Kim Ki-Duk conduz o filme com
maturidade. É um de seus melhores filmes mas, estranhamente, também é um dos
que apresenta um pior ritmo, cansando o espectador no que parece um filme um
pouco esticado, e por vezes repetitivo. O começo do filme, muito impactante,
apresenta algumas cenas de forte impacto, mas o miolo do filme perde um pouco o
embalo e causa uma certa fadiga, mas os espectadores mais resistentes são
premiados com um final significativo.

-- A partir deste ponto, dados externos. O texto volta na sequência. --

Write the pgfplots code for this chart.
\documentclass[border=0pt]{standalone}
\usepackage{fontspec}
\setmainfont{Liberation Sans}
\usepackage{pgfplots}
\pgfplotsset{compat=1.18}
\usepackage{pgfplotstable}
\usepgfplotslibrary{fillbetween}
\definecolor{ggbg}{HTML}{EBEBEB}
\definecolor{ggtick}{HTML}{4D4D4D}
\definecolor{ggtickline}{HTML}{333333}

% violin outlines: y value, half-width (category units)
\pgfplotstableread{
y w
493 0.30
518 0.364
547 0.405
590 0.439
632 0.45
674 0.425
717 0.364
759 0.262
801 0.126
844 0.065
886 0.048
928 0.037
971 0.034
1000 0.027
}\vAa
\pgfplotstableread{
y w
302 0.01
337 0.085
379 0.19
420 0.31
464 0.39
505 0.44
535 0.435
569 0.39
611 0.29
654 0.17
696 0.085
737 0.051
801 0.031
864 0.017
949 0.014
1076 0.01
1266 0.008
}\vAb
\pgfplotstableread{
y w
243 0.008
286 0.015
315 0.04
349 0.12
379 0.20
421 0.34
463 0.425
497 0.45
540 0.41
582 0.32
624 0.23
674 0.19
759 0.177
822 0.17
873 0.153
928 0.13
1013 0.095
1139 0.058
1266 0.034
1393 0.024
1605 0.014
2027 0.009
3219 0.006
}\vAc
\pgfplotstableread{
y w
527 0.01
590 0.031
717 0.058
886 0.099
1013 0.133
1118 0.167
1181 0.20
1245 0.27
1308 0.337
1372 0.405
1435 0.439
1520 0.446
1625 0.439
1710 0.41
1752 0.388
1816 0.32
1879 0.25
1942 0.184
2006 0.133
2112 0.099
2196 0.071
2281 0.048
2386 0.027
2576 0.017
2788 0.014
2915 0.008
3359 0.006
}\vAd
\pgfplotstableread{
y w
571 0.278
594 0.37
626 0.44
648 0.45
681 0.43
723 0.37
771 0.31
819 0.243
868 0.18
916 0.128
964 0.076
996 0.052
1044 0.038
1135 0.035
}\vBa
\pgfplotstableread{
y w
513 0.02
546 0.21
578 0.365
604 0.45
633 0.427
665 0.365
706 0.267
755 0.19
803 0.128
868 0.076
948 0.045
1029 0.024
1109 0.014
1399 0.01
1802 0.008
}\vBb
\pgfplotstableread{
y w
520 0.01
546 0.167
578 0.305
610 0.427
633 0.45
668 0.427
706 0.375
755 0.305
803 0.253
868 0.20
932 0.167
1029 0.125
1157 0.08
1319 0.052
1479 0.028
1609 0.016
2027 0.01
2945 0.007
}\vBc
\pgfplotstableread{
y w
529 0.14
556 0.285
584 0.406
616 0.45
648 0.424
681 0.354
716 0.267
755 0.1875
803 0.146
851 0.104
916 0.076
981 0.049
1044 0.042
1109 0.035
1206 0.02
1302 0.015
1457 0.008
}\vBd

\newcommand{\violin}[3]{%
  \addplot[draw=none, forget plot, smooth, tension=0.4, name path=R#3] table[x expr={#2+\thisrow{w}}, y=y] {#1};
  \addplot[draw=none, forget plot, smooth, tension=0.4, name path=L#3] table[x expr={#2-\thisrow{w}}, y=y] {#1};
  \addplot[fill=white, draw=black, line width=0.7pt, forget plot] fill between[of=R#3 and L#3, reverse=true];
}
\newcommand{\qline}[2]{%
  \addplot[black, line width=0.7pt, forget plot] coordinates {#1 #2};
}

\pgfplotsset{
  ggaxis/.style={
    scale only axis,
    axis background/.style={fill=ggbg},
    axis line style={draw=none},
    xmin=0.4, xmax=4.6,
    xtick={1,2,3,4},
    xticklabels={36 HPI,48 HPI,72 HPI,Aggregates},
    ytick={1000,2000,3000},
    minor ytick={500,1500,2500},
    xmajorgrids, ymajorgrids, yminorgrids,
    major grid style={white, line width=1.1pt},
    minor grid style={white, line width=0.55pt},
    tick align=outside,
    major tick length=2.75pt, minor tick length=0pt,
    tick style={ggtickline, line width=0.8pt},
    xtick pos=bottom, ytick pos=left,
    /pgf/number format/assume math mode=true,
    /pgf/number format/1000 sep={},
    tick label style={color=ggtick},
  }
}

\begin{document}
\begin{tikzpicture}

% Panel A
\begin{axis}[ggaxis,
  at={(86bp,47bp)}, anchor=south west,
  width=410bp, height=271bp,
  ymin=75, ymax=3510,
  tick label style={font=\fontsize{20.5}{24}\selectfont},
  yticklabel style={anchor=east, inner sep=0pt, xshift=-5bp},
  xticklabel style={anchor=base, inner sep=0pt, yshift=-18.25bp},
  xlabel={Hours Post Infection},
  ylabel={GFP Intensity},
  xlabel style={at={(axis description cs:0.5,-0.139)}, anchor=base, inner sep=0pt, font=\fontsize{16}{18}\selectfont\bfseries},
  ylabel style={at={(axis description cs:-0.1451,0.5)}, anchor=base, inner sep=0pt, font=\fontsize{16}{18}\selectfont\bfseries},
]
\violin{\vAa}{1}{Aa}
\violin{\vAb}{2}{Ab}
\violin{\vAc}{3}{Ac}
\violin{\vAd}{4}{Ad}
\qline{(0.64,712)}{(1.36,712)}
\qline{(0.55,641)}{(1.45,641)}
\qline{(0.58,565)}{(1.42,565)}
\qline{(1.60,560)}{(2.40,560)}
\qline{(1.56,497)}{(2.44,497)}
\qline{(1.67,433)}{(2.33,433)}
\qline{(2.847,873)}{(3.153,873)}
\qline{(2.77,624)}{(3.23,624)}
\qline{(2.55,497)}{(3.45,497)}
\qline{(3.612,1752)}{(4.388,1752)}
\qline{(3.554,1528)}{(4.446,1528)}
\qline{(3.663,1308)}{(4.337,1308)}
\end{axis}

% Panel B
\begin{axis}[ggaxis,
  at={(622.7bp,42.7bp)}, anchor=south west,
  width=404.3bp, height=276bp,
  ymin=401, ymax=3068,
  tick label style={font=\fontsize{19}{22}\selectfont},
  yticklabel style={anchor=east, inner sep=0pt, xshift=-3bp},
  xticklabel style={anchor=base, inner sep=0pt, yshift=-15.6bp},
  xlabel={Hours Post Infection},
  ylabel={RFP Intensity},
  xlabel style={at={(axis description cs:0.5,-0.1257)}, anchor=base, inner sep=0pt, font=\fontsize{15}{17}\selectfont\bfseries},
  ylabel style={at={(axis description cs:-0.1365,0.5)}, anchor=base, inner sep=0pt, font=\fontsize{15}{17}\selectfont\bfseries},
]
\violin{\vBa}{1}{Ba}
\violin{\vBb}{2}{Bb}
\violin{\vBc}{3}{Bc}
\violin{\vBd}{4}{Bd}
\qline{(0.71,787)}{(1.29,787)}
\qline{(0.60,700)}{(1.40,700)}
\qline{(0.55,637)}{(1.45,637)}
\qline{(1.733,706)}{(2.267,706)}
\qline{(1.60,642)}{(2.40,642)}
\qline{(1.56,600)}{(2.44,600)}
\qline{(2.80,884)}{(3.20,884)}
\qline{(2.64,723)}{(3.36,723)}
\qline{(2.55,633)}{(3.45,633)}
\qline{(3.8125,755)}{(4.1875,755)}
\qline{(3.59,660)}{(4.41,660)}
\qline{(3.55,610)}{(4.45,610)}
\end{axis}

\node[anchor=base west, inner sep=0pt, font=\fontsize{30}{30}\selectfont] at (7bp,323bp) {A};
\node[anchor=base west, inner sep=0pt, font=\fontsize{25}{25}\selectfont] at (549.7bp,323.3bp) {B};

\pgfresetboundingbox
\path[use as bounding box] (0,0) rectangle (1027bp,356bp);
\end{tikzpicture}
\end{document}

Alguns traços do cinema de Kim Ki-Duk,
que irritam certos grupos, continuam presentes: Os maus-tratos gratuitos contra
animais, a misoginia ancorada até em agressões sexuais... Não é à toa que
muitas feministas não o suportem em seu país, e que ele perca ainda mais
público com isso. Talvez o Leão de Ouro em Veneza, conquistado por seu trabalho
em Pietà, o primeiro prêmio de grande expressão de um filme coreano, melhore um
pouco o cenário e a receptividade para Kim Ki-Duk, dentro e fora de seu país.
Prêmio esse, aliás, que ele foi receber com seus tênis gastos, mesmo em um
cenário tão imponente e em um momento tão importante para o Cinema de seu país.
Assim como em seus filmes, na vida Kim Ki-Duk não pode, e nem quer ou aceita,
fugir de si mesmo. Ele continuará sendo ele mesmo, para irritação ou fascinação
de seus detratores e admiradores, respectivamente.